Progressive malformation of various bones may result in short stature, sideways and front-to-back curvature of the spine (scoliosis and kyphosis), and malformation of the area where the bone in the back of the skull (occipital bone) and the top of the spine meet (basilar impression). In some cases, affected individuals may develop pulmonary insufficiency and respiratory problems. In severe cases, progressive bone malformation may result in affected individuals requiring wheelchairs.
Infants with OI type III may have a slight blue discoloration to the whites of the eyes (blue sclera) at birth. In most cases, the bluish tinge fades during the first year of life.

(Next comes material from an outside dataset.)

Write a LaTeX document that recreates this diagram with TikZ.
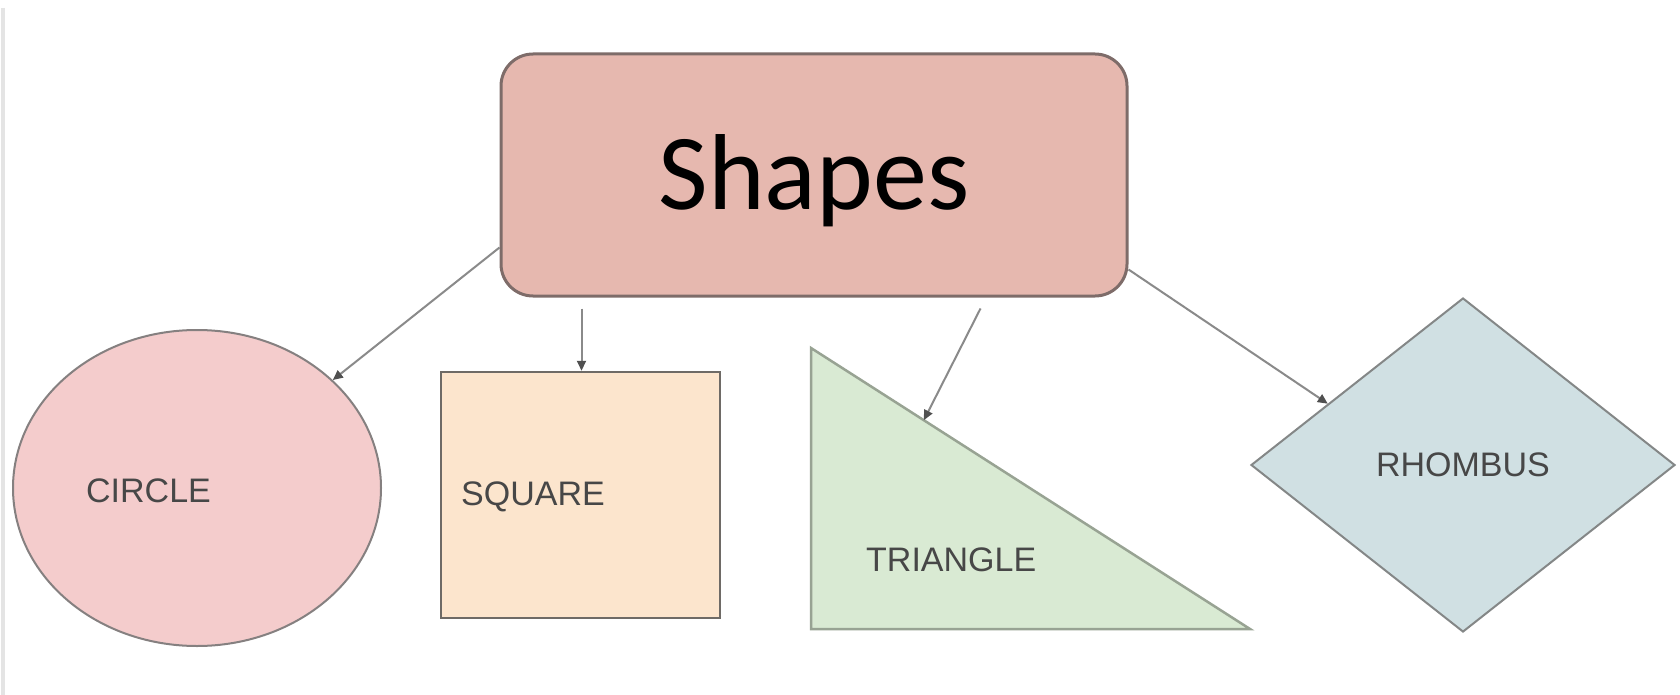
\documentclass[tikz,border=0pt]{standalone}
\usepackage{fontspec}
\setmainfont{Liberation Sans}
\newfontfamily\titlefont{Carlito}
\usetikzlibrary{shapes.geometric,arrows.meta,calc}
\definecolor{boxfill}{HTML}{E6B8AF}
\definecolor{boxline}{HTML}{7E6C69}
\definecolor{circfill}{HTML}{F4CCCC}
\definecolor{circline}{HTML}{858080}
\definecolor{sqfill}{HTML}{FCE5CD}
\definecolor{sqline}{HTML}{6E6A66}
\definecolor{trifill}{HTML}{D9EAD3}
\definecolor{triline}{HTML}{98A393}
\definecolor{rhfill}{HTML}{D0E0E3}
\definecolor{rhline}{HTML}{848787}
\definecolor{arrline}{HTML}{8A8A8A}
\definecolor{arrhead}{HTML}{505050}
\definecolor{lbltext}{HTML}{474747}
\definecolor{sideline}{HTML}{E4E4E4}
\tikzset{
  mainbox/.style={draw=boxline, fill=boxfill, line width=3pt, rounded corners=32pt,
    minimum width=626pt, minimum height=242pt, inner sep=0pt,
    font=\titlefont\fontsize{108}{120}\selectfont, text height=70pt, text depth=0pt},
  circbox/.style={ellipse, draw=circline, fill=circfill, line width=2pt,
    minimum width=368pt, minimum height=316pt, inner sep=0pt},
  sqbox/.style={rectangle, draw=sqline, fill=sqfill, line width=2.5pt,
    minimum width=279pt, minimum height=246pt, inner sep=0pt},
  tribox/.style={draw=triline, fill=trifill, line width=2.5pt},
  rhbox/.style={diamond, draw=rhline, fill=rhfill, line width=2pt,
    minimum width=424pt, minimum height=334pt, inner sep=0pt, text=lbltext,
    font=\fontsize{34}{40}\selectfont},
  lbl/.style={anchor=west, inner sep=0pt, text=lbltext, font=\fontsize{34}{40}\selectfont},
  arr/.style={draw=arrline, line width=2pt, -{Triangle[length=10pt,width=9pt,color=arrhead]}},
}
\begin{document}
\begin{tikzpicture}[x=1pt,y=-1pt]
\useasboundingbox (0,0) rectangle (1680,695);
\fill[white] (0,0) rectangle (1680,695);
\draw[sideline, line width=4pt] (3,8) -- (3,695);

\node[mainbox] (shapes) at (814,175) {Shapes};

\node[circbox] (circ) at (197,488) {};
\node[lbl] (circlbl) at (86,491) {CIRCLE};

\node[sqbox] (sq) at (580.5,495) {};
\node[lbl] (sqlbl) at (461,497) {SQUARE};

\coordinate (tA) at (811,348);
\coordinate (tB) at (811,629);
\coordinate (tC) at (1250,629);
\draw[tribox] (tA) -- (tB) -- (tC) -- cycle;
\node[lbl] (trilbl) at (866,560) {TRIANGLE};

\node[rhbox] (rh) at (1463,465) {RHOMBUS};

\coordinate (s1) at ($(shapes.south west)+(0,-50)$);
\coordinate (s2) at ($(shapes.south west)+(82,11)$);
\coordinate (s3) at ($(shapes.south west)+(481,11)$);
\coordinate (s4) at ($(shapes.south east)+(0,-28)$);
\coordinate (e3) at ($(tA)!0.257!(tC)$);
\coordinate (e4) at ($(rh.west)!0.365!(rh.north)$);

\draw[arr] (s1) -- (circ);
\draw[arr] (s2) -- (s2 |- sq.north);
\draw[arr] (s3) -- (e3);
\draw[arr] (s4) -- (e4);
\end{tikzpicture}
\end{document}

Affected infants may have a triangular facial appearance due to an abnormally prominent forehead (frontal bossing) and an abnormally small jaw (micrognathia). In some cases, hearing impairment and brittle, discolored teeth (dentinogenesis imperfecta) may also be present.
Osteogenesis Type 4
Individuals with OI type IV have fragile bones that often fracture easily. Fractures are more common before puberty. Affected individuals experience mild to moderate bone malformation and are usually shorter than average. Affected individuals may develop sideways and front-to-back curvature of the spine (scoliosis and kyphosis).
Individuals with OI type IV may have a triangular facial appearance. In most cases, the whites of the eyes (sclera) are normal or pale blue during infancy. As an affected infant ages, the pale blue discoloration of the sclera fades. Affected individuals may also experience hearing impairment and brittle, discolored teeth (dentinogenesis imperfecta)
Unclassified Osteogenesis Imperfecta
Many cases of individuals with the bone abnormalities characteristic of osteogenesis imperfecta have been reported in the medical literature. However, these cases have additional symptoms that prevent them from being classified under one of the four main types of OI. Researchers have speculated that these cases may be subgroups of one of the four main types of OI, an additional type of OI (e.g., OI type V), or separate disorders.
How Is Brittle Bone Disease Diagnosed?
Your doctor can diagnose brittle bone disease by taking X-rays. X-rays allow your doctor to see current and past broken bones. They also make it easier to view defects in the bones. Lab tests may be used to analyze the structure of your child’s collagen. In some cases, your doctor may want to do a skin punch biopsy. During this biopsy, the doctor will use a sharp, hollow tube to remove a small sample of your tissue.
Genetic testing can be done to trace the source of any defective genes.